Doug isn’t given his job back though (at least not yet), and it’s unclear whether that’s because Frank wants Doug to focus on his health, or because Seth Grayson and Remy Danton have been doing a fine job in his place. There’s also the lingering problem of Rachel, who’s still missing and holds a lot of incriminating evidence against Frank. Frank assures Doug that he doesn’t hold a grudge for his handling (or mishandling) of Rachel, and yet, it’s hard not to assume that the ruthless Francis Underwood isn’t in some way angry about it. After all, he’s in power now, and any threat to that has to be eliminated. It’s his nature as a power-hungry machine.

If there’s one thing troubling about Doug’s story line in this first episode, it’s that it comes close to mirroring that of Peter Russo’s in the first season. Like Peter, Doug is an addict who’s trying to stay away from pills (he’s given some Percocets to deal with his arm pain after he doesn’t tell the doctor about his addictive past) while also struggling with the notion that he may not hold the same professional standing he once did. Hopefully the storyline doesn’t hit all the same beats from the first season and finds a way to refreshingly tackle addiction in a way that’s unique to Doug’s character.

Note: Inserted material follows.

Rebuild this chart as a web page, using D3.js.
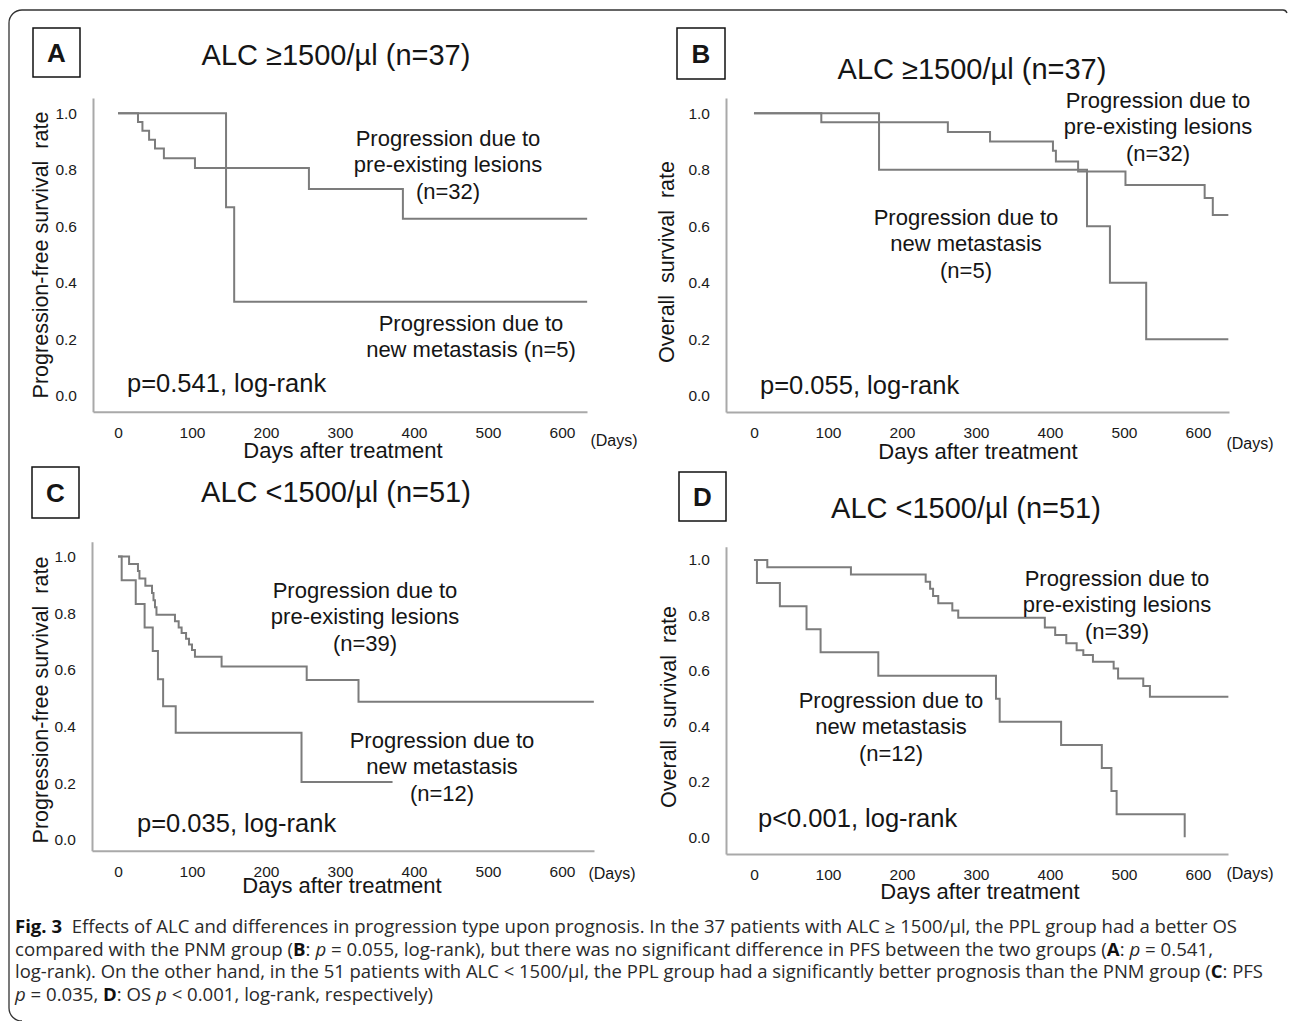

NEXT: Frank details his plan for America Works[pagebreak]

While Doug’s on the road to recovery (hopefully), Frank is only digging himself into a deeper hole. He’s spearheading a jobs program called America Works, which hopes to create 10 million jobs. The budget for such a surge is $500 billion, a huge cost that no one anticipates getting through Congress. This is Frank Underwood though, and he’s steadfast in his dedication to the program. He wants to cut entitlements and discuss changing Social Security in order to fund the program.

Just as in previous seasons, and as with the Education Bill, Frank is dedicating himself to one big, revolutionary piece of legislation, and anyone who opposes him will be removed from his team. He threatens to remove two staffers from the team for speaking to journalists about disagreements in terms of writing the legislation, and he straight-up fires another when he’s too vocal and vehement about his opposition to the bill.

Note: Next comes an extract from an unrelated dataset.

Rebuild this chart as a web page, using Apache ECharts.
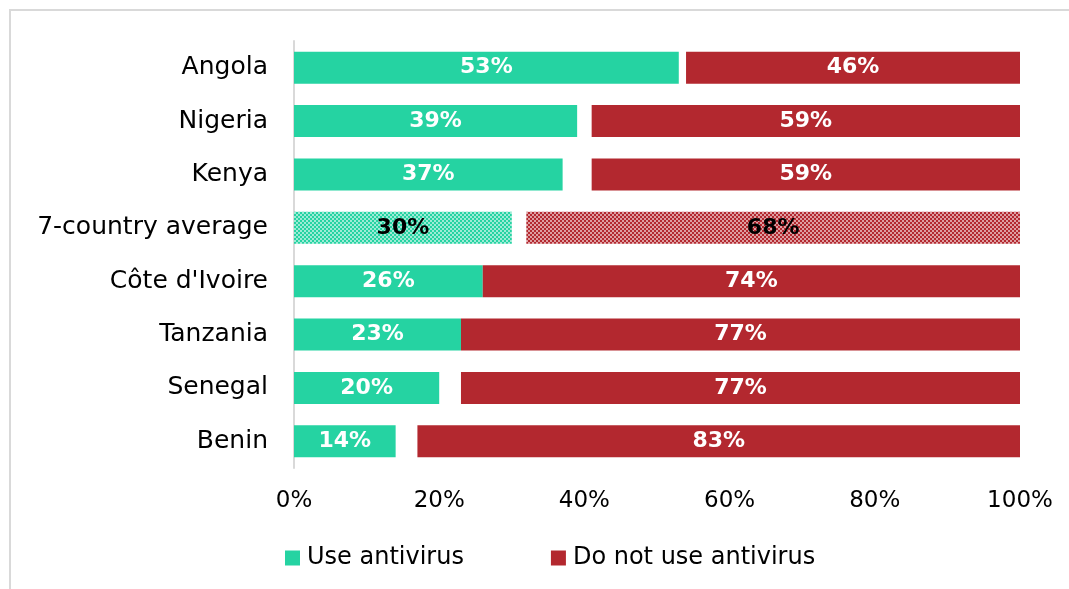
<!DOCTYPE html>
<html>
<head>
<meta charset="utf-8">
<style>
  html, body { margin: 0; padding: 0; background: #fff; }
  #chart { width: 1069px; height: 589px; }
</style>
<script src="https://cdn.jsdelivr.net/npm/echarts@6/dist/echarts.min.js"></script>
</head>
<body>
<div id="chart"></div>
<script>
// Share of respondents who use antivirus software, by country
const categories = ['Angola', 'Nigeria', 'Kenya', '7-country average', "Côte d'Ivoire", 'Tanzania', 'Senegal', 'Benin'];
const useAntivirus = [53, 39, 37, 30, 26, 23, 20, 14];
const doNotUse = [46, 59, 59, 68, 74, 77, 77, 83];
const xTicks = [0, 20, 40, 60, 80, 100];

const GREEN = '#25D3A2';
const RED = '#B3282F';
const AVG = '7-country average';
const FONT = '"Century Gothic", "DejaVu Sans", sans-serif';

// Remainder (neither answer) is left blank between the two bars
const remainder = useAntivirus.map((u, i) => Math.max(0, 100 - u - doNotUse[i]));

// Checkered fill used for the average row
function checker(color) {
  const c = document.createElement('canvas');
  c.width = 4; c.height = 4;
  const ctx = c.getContext('2d');
  ctx.fillStyle = '#ffffff';
  ctx.fillRect(0, 0, 4, 4);
  ctx.fillStyle = color;
  ctx.fillRect(0, 0, 2, 2);
  ctx.fillRect(2, 2, 2, 2);
  ctx.globalAlpha = 0.45;
  ctx.fillRect(2, 0, 2, 2);
  ctx.fillRect(0, 2, 2, 2);
  return { image: c, repeat: 'repeat' };
}

function seriesData(values, color) {
  return values.map((v, i) => {
    if (categories[i] === AVG) {
      return { value: v, itemStyle: { color: checker(color) }, label: { color: '#000' } };
    }
    return v;
  });
}

const labelStyle = {
  show: true,
  position: 'inside',
  formatter: '{c}%',
  color: '#fff',
  fontFamily: FONT,
  fontWeight: 'bold',
  fontSize: 22
};

const chart = echarts.init(document.getElementById('chart'), null, { renderer: 'canvas' });
chart.setOption({
  animation: false,
  backgroundColor: '#fff',
  graphic: [{
    type: 'rect',
    shape: { x: 10, y: 10, width: 1200, height: 700 },
    style: { fill: 'none', stroke: '#d9d9d9', lineWidth: 2 },
    silent: true,
    z: -10
  }],
  grid: { left: 294, right: 49, top: 41, bottom: 121, containLabel: false },
  legend: {
    data: ['Use antivirus', 'Do not use antivirus'],
    left: 280,
    top: 541,
    icon: 'rect',
    itemWidth: 15,
    itemHeight: 15,
    itemGap: 87,
    textStyle: { fontFamily: FONT, fontSize: 24, color: '#000', padding: [0, 0, 0, 2] }
  },
  xAxis: {
    type: 'value',
    min: 0,
    max: 100,
    interval: 20,
    axisLine: { show: false },
    axisTick: { show: false },
    splitLine: { show: false },
    axisLabel: {
      formatter: v => xTicks.includes(v) ? v + '%' : '',
      fontFamily: FONT,
      fontSize: 23,
      color: '#000',
      margin: 22
    }
  },
  yAxis: {
    type: 'category',
    data: categories,
    inverse: true,
    axisLine: { show: true, lineStyle: { color: '#d9d9d9', width: 2 } },
    axisTick: { show: false },
    axisLabel: { fontFamily: FONT, fontSize: 25, color: '#000', margin: 26 }
  },
  series: [
    {
      name: 'Use antivirus',
      type: 'bar',
      stack: 'total',
      barWidth: 32,
      itemStyle: { color: GREEN },
      label: labelStyle,
      data: seriesData(useAntivirus, GREEN)
    },
    {
      name: 'remainder',
      type: 'bar',
      stack: 'total',
      itemStyle: { color: 'rgba(0,0,0,0)' },
      label: { show: false },
      silent: true,
      data: remainder
    },
    {
      name: 'Do not use antivirus',
      type: 'bar',
      stack: 'total',
      itemStyle: { color: RED },
      label: labelStyle,
      data: seriesData(doNotUse, RED)
    }
  ]
});
</script>
</body>
</html>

Frank, in order to get word out about the program, makes an appearance on The Colbert Report. It’s an odd scene in that it feels very out of place within the show. Sure, it serves its purpose fine by making Underwood look unexperienced and really driving home how bad his approval ratings are. For anyone who’s watched Colbert’s show though, the segment rings false. It’s too scathing, boasting a tone that’s incongruous with the real-life Colbert Report (may it rest in peace), and feels like a misguided attempt at verisimilitude, as if the show is saying that real life politicians visit late night shows all the time, and so do our fictional ones! But House of Cards is at its best when it shuns reality, when it turns the mundanity and the viciousness of politics and amps up drama to an absurd level. House of Cards should never feel grounded in reality; it works better as an uncanny fantasy.

Despite Frank’s dwindling popularity, Claire remains vigilant about accomplishing her own goals. She wants to be positioned not just as the First Lady, but as the Ambassador to the United Nations. It’s going to be a tough road ahead. She has the Underwood name behind her, but she’s inexperienced for the job, at least in the eyes of many in the government.

Frank wants her to understand just how hard the battle to get nominated is going to be, and because House of Cards isn’t a subtle show, Frank’s way of showing her what it takes to make it in Washington involves clearing her security access so that she can be present in the war room when Frank makes a call to assassinate an Abdullah in Yemen. There will be other causalities, but this may be the only opportunity the government has to strike. Frank makes the call and Claire witnesses it. As they leave the war room, Claire says, “I still want it.” Frank agrees to push her nomination, and they walk hand-in-hand back to their room. The Underwoods may have a lot of power, but surely they can take even more? When the Underwoods want something, they take it, and that could have a whole lot of consequences as the season gets underway.